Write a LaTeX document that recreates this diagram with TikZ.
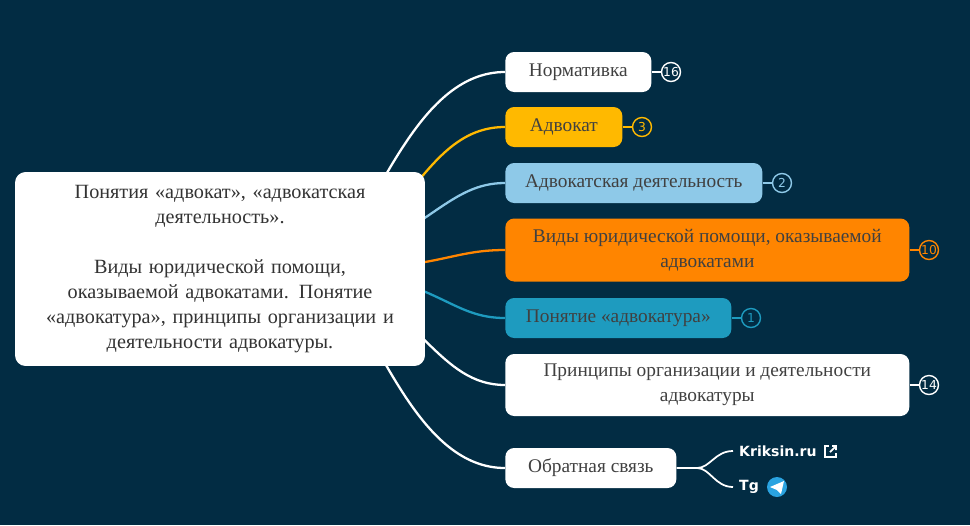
\documentclass[tikz,border=0pt]{standalone}
\usepackage{fontspec}
\setmainfont{Liberation Serif}
\newfontfamily\badgefont{DejaVu Sans}
\usetikzlibrary{positioning}
\definecolor{bgnavy}{HTML}{022C43}
\definecolor{cYellow}{HTML}{FFB900}
\definecolor{cLight}{HTML}{8EC9E8}
\definecolor{cOrange}{HTML}{FF8500}
\definecolor{cTeal}{HTML}{1E9BBF}
\definecolor{cTg}{HTML}{2AA3E0}
\tikzset{
  topic/.style={draw=none,rounded corners=5pt,minimum height=0.8cm,align=center,font=\fontsize{11}{14}\selectfont,text=black!75,anchor=west},
  badge/.style={circle,draw,line width=0.8pt,inner sep=0pt,minimum size=0.38cm,font=\badgefont\fontsize{7}{7}\selectfont},
  branch/.style={line width=1.3pt},
  link/.style={font=\badgefont\bfseries\fontsize{8}{10}\selectfont,text=white,anchor=west}
}
\begin{document}
\begin{tikzpicture}[x=0.02cm,y=-0.02cm]
  \fill[bgnavy] (0,0) rectangle (970,525);
  \useasboundingbox (0,0) rectangle (970,525);

  % anchors for branches
  \coordinate (root) at (330,269);

  % topics
  \node[topic,fill=white,minimum width=2.92cm] (norm) at (505,72) {Нормативка};
  \node[topic,fill=cYellow,minimum width=2.34cm] (advokat) at (505,127) {Адвокат};
  \node[topic,fill=cLight,minimum width=5.14cm] (deyat) at (505,183) {Адвокатская деятельность};
  \node[topic,fill=cOrange,minimum width=8.08cm,minimum height=1.26cm] (vidy) at (505,250) {Виды юридической помощи, оказываемой\\адвокатами};
  \node[topic,fill=cTeal,minimum width=4.52cm] (ponyatie) at (505,318) {Понятие «адвокатура»};
  \node[topic,fill=white,minimum width=8.08cm,minimum height=1.24cm] (princ) at (505,385) {Принципы организации и деятельности\\адвокатуры};
  \node[topic,fill=white,minimum width=3.42cm] (svyaz) at (505,468) {Обратная связь};

  % branches
  \draw[branch,white] (root) .. controls (380,200) and (420,72) .. (norm.west);
  \draw[branch,cYellow] (root) .. controls (410,220) and (430,127) .. (advokat.west);
  \draw[branch,cLight] (root) .. controls (430,230) and (450,183) .. (deyat.west);
  \draw[branch,cOrange] (root) .. controls (440,269) and (450,250) .. (vidy.west);
  \draw[branch,cTeal] (root) .. controls (440,280) and (450,318) .. (ponyatie.west);
  \draw[branch,white] (root) .. controls (420,310) and (440,385) .. (princ.west);
  \draw[branch,white] (root) .. controls (380,340) and (420,468) .. (svyaz.west);

  % central topic
  \node[fill=white,rounded corners=6pt,minimum width=8.2cm,minimum height=3.88cm,text width=7.6cm,align=center,font=\fontsize{11.5}{14.2}\selectfont,text=black!80] (center) at (220,269)
    {Понятия «адвокат», «адвокатская\\деятельность».\\[14.2pt]Виды юридической помощи,\\оказываемой адвокатами. Понятие\\«адвокатура», принципы организации и\\деятельности адвокатуры.};

  % badges
  \node[badge,draw=white,text=white] (bNorm) at (671,72) {16};
  \node[badge,draw=cYellow,text=cYellow] (bAdv) at (642,127) {3};
  \node[badge,draw=cLight,text=cLight] (bDeyat) at (782,183) {2};
  \node[badge,draw=cOrange,text=cOrange] (bVidy) at (929,250) {10};
  \node[badge,draw=cTeal,text=cTeal] (bPon) at (751,318) {1};
  \node[badge,draw=white,text=white] (bPrinc) at (929,385) {14};
  \draw[white,line width=0.8pt] (norm.east) -- (bNorm);
  \draw[cYellow,line width=0.8pt] (advokat.east) -- (bAdv);
  \draw[cLight,line width=0.8pt] (deyat.east) -- (bDeyat);
  \draw[cOrange,line width=0.8pt] (vidy.east) -- (bVidy);
  \draw[cTeal,line width=0.8pt] (ponyatie.east) -- (bPon);
  \draw[white,line width=0.8pt] (princ.east) -- (bPrinc);

  % feedback links
  \node[link] (kriksin) at (733,451) {Kriksin.ru};
  \node[link] (tg) at (733,487) {Tg};
  \coordinate (fork) at (697,468);
  \draw[white,line width=1pt] (svyaz.east) -- (fork)
    .. controls (710,468) and (715,451) .. (kriksin.west);
  \draw[white,line width=1pt] (fork) .. controls (710,468) and (715,487) .. (tg.west);

  % external link icon
  \draw[white,line width=1pt] (829,446) -- (825,446) -- (825,457) -- (836,457) -- (836,453);
  \draw[white,line width=1pt] (830,452) -- (836,446) (832,446) -- (836,446) -- (836,450);
  % telegram icon
  \fill[cTg] (777,487) circle (10);
  \fill[white] (770,487) -- (784,481) -- (781,494) -- (777,490) -- cycle;
\end{tikzpicture}
\end{document}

### What to do
Exactly as written, please give again the lines from the beginning of the listing through the line containing "(root) at (330,269);", inclusive, without any pictures.

### Output for this task
Write a LaTeX document that recreates this diagram with TikZ.
\documentclass[tikz,border=0pt]{standalone}
\usepackage{fontspec}
\setmainfont{Liberation Serif}
\newfontfamily\badgefont{DejaVu Sans}
\usetikzlibrary{positioning}
\definecolor{bgnavy}{HTML}{022C43}
\definecolor{cYellow}{HTML}{FFB900}
\definecolor{cLight}{HTML}{8EC9E8}
\definecolor{cOrange}{HTML}{FF8500}
\definecolor{cTeal}{HTML}{1E9BBF}
\definecolor{cTg}{HTML}{2AA3E0}
\tikzset{
  topic/.style={draw=none,rounded corners=5pt,minimum height=0.8cm,align=center,font=\fontsize{11}{14}\selectfont,text=black!75,anchor=west},
  badge/.style={circle,draw,line width=0.8pt,inner sep=0pt,minimum size=0.38cm,font=\badgefont\fontsize{7}{7}\selectfont},
  branch/.style={line width=1.3pt},
  link/.style={font=\badgefont\bfseries\fontsize{8}{10}\selectfont,text=white,anchor=west}
}
\begin{document}
\begin{tikzpicture}[x=0.02cm,y=-0.02cm]
  \fill[bgnavy] (0,0) rectangle (970,525);
  \useasboundingbox (0,0) rectangle (970,525);

  % anchors for branches
  \coordinate (root) at (330,269);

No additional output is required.